Are you telling me with a straight face it would exactly be expected to reference a word that is not in the index?

Yes, that’s why there’s no index ! Or said otherwise, it’s a form of recursive indexing.
I’ll keep the need for clarification in mind, I agree the lookahead should be explained.

Yuck… I did as suggested, and now 100% pass.
The only thing I liked in this puzzle was the German tongue-twister.

1 Like

The lookahead makes this the most out-of-touch scheme I’ve ever seen. But sure, we’ve seen crazier puzzles. If only they didn’t try to invent a rationalization.

The basics of that compressor are to replace repeating parts of the text with a reference to the index of the first appearance of the word.

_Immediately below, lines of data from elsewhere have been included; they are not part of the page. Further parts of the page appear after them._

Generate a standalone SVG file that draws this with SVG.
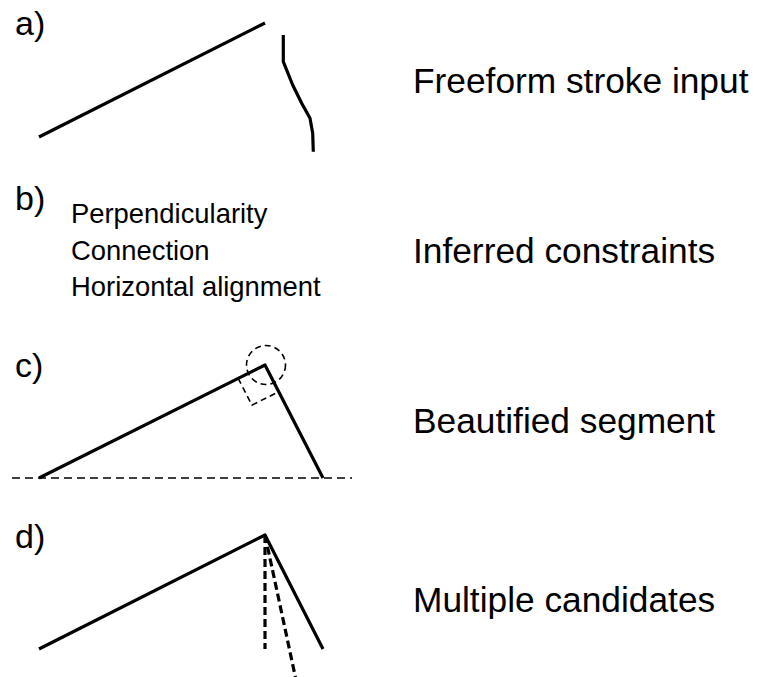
<svg xmlns="http://www.w3.org/2000/svg" width="758" height="677" viewBox="0 0 758 677">
  <style>
    .label { font-family: "Liberation Sans", Arial, sans-serif; font-size: 34px; fill: #000; }
    .caption { font-family: "Liberation Sans", Arial, sans-serif; font-size: 35.3px; fill: #000; }
    .small { font-family: "Liberation Sans", Arial, sans-serif; font-size: 27.4px; fill: #000; }
    .stroke { fill: none; stroke: #000; stroke-width: 3.2; stroke-linecap: butt; stroke-linejoin: round; }
    .guide { fill: none; stroke: #000; stroke-width: 1.6; stroke-dasharray: 8 5; }
    .aux { fill: none; stroke: #000; stroke-width: 1.6; stroke-dasharray: 6 4; }
    .cand { fill: none; stroke: #000; stroke-width: 3.2; stroke-dasharray: 8 4; }
  </style>

  <!-- a) raw strokes -->
  <g id="panel-a">
    <text class="label" x="15" y="35">a)</text>
    <line class="stroke" x1="39" y1="137" x2="265" y2="23"/>
    <polyline class="stroke" points="283.3,35 283.3,61.7 286,68.3 292.7,85 301.7,103.3 306,111 310,118.3 312.7,133.3 313.3,151.7"/>
    <text class="caption" x="413" y="93">Freeform stroke input</text>
  </g>

  <!-- b) detected constraints -->
  <g id="panel-b">
    <text class="label" x="15" y="210">b)</text>
    <text class="small" x="71" y="223">Perpendicularity</text>
    <text class="small" x="71" y="260">Connection</text>
    <text class="small" x="71" y="296">Horizontal alignment</text>
    <text class="caption" x="413" y="263">Inferred constraints</text>
  </g>

  <!-- c) cleaned-up segment -->
  <g id="panel-c">
    <text class="label" x="15" y="377">c)</text>
    <line class="guide" x1="12" y1="478" x2="352" y2="478"/>
    <circle class="aux" cx="266" cy="365" r="19.5"/>
    <polyline class="aux" points="238.2,378.4 251.9,405.1 278.7,391.7"/>
    <polyline class="stroke" points="39,478 265,365 323,478"/>
    <text class="caption" x="413" y="433">Beautified segment</text>
  </g>

  <!-- d) alternative results -->
  <g id="panel-d">
    <text class="label" x="15" y="548">d)</text>
    <line class="cand" x1="265" y1="535" x2="265" y2="649"/>
    <line class="cand" x1="265" y1="535" x2="296" y2="680"/>
    <polyline class="stroke" points="39,649 265,535 323,649"/>
    <text class="caption" x="413" y="612">Multiple candidates</text>
  </g>
</svg>
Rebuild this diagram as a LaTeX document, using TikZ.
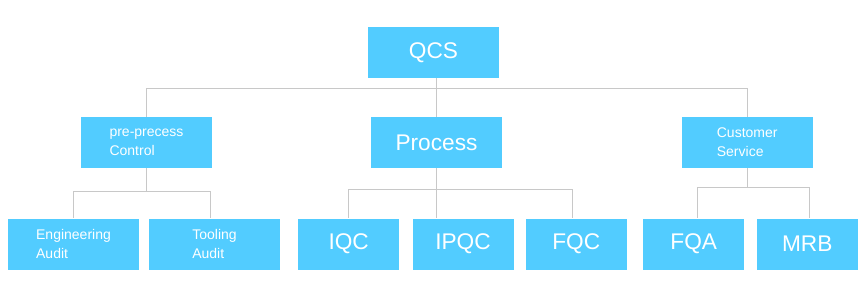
\documentclass[tikz,border=0pt]{standalone}
\usepackage{fontspec}
\setmainfont{Liberation Sans}
\usepackage{tikz}
\usetikzlibrary{positioning, calc}
\definecolor{boxblue}{RGB}{82, 204, 255}
\definecolor{linegray}{RGB}{200, 200, 200}

\begin{document}
\begin{tikzpicture}[
    x=0.75pt, y=-0.75pt,
    box/.style={rectangle, fill=boxblue, text=white, inner sep=0pt,
                minimum width=131*0.75pt, minimum height=51*0.75pt,
                font=\fontsize{17}{20}\selectfont},
    small/.style={box, align=left, font=\fontsize{10.5}{14.5}\selectfont},
    leaf/.style={box, minimum width=101*0.75pt},
    link/.style={draw=linegray, line width=0.8pt}
]
\useasboundingbox (0,0) rectangle (866,300);

% Top
\node[box] (qcs) at (433.5, 52.5) {QCS};

% Second level
\node[small] (pre)  at (146.5, 142.5) {pre-precess\\Control};
\node[box]   (proc) at (436.5, 142.5) {Process};
\node[small] (cust) at (747.2, 142.5) {Customer\\Service};

% Third level
\node[small] (eng)  at ( 73.5, 244) {Engineering\\Audit};
\node[small] (tool) at (214.5, 244) {Tooling\\Audit};
\node[leaf]  (iqc)  at (348.7, 244) {IQC};
\node[leaf]  (ipqc) at (463.0, 244) {IPQC};
\node[leaf]  (fqc)  at (576.3, 244) {FQC};
\node[leaf]  (fqa)  at (693.7, 244) {FQA};
\node[leaf]  (mrb)  at (807.2, 244) {MRB};

% QCS -> second level
\draw[link] (proc.north) -- (proc.north |- qcs.south);
\draw[link] (pre.north) -- ++(0,-28) -| (cust.north);

% pre-precess -> audits
\draw[link] (pre.south) -- ++(0,23) -| (eng.north);
\draw[link] (pre.south) ++(0,23) -| ([xshift=-3]tool.north);

% Process -> IQC, IPQC, FQC
\draw[link] (proc.south) -- (proc.south |- ipqc.north);
\draw[link] (proc.south) ++(0,21.5) -| (iqc.north);
\draw[link] (proc.south) ++(0,21.5) -| ([xshift=-3]fqc.north);

% Customer Service -> FQA, MRB
\draw[link] (cust.south) -- ++(0,19) -| ([xshift=3]fqa.north);
\draw[link] (cust.south) ++(0,19) -| ([xshift=2]mrb.north);

\end{tikzpicture}
\end{document}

I don’t see why a replacement order should be implied (or even EXIST, considering rule 5), but “the first appearance of the word” seems very well-defined to me, independent to any replacement procedure, and is not contradicted by the rules.

Really, this puzzle reads like someone toyed with replacements on a small string and then “invented” a data format to reproduce what they did. And we get yet another of those puzzles where you have to read the author’s mind about how it has to be done, because no one CBA to write a proper specification and the statement only describes the solution when you already have it.

Guys, I respect both of you. I kindly ask not to make another ‘Revenge in rejecting contributions’ kind of thread from this. This puzzle does not worth the damage.

May Nico Haak be with you…


I hit on a very similar obstacle as @JBM in my first two trys with this puzzle. The meaning of “word” is not well defined. The approach to handle punctuation is not defined at all. The approach to handle space or tab or other invisible characters (are these letters or non letters or should they be counted as a word or a component in a word?) was not mentioned. Why “twenty-one” was not treated as two words and be indexed as soon as they appear - not defined. The reason for “dolore” not indexed in the test case was not explained in the statement.

I came upon multiple possibilities to handle data in multiple forks. The author or anyone with good knowledge of the untold definitions and assumptions please edit the statement to clarify it. Thanks.

1 Like

Please remember that you did not complain about the bona fides of the validation panel for this puzzle, if you should decide to do so for future puzzles.

CG claims they have 300k members. Not everyone of them has a chance to comment in the contribution stage before a contribution was accepted or rejected.

It is grateful there were 10 or so members giving comments in the contribution stage. It does not rule out the right of 300k-10 other members to enjoy the product when it comes out and giving feedback as a consumer of a contribution.

As an early consumer of this puzzle, I call for clarification because I wish other consumers coming later can have a better experience to enjoy it rather than feeling disappointed with it.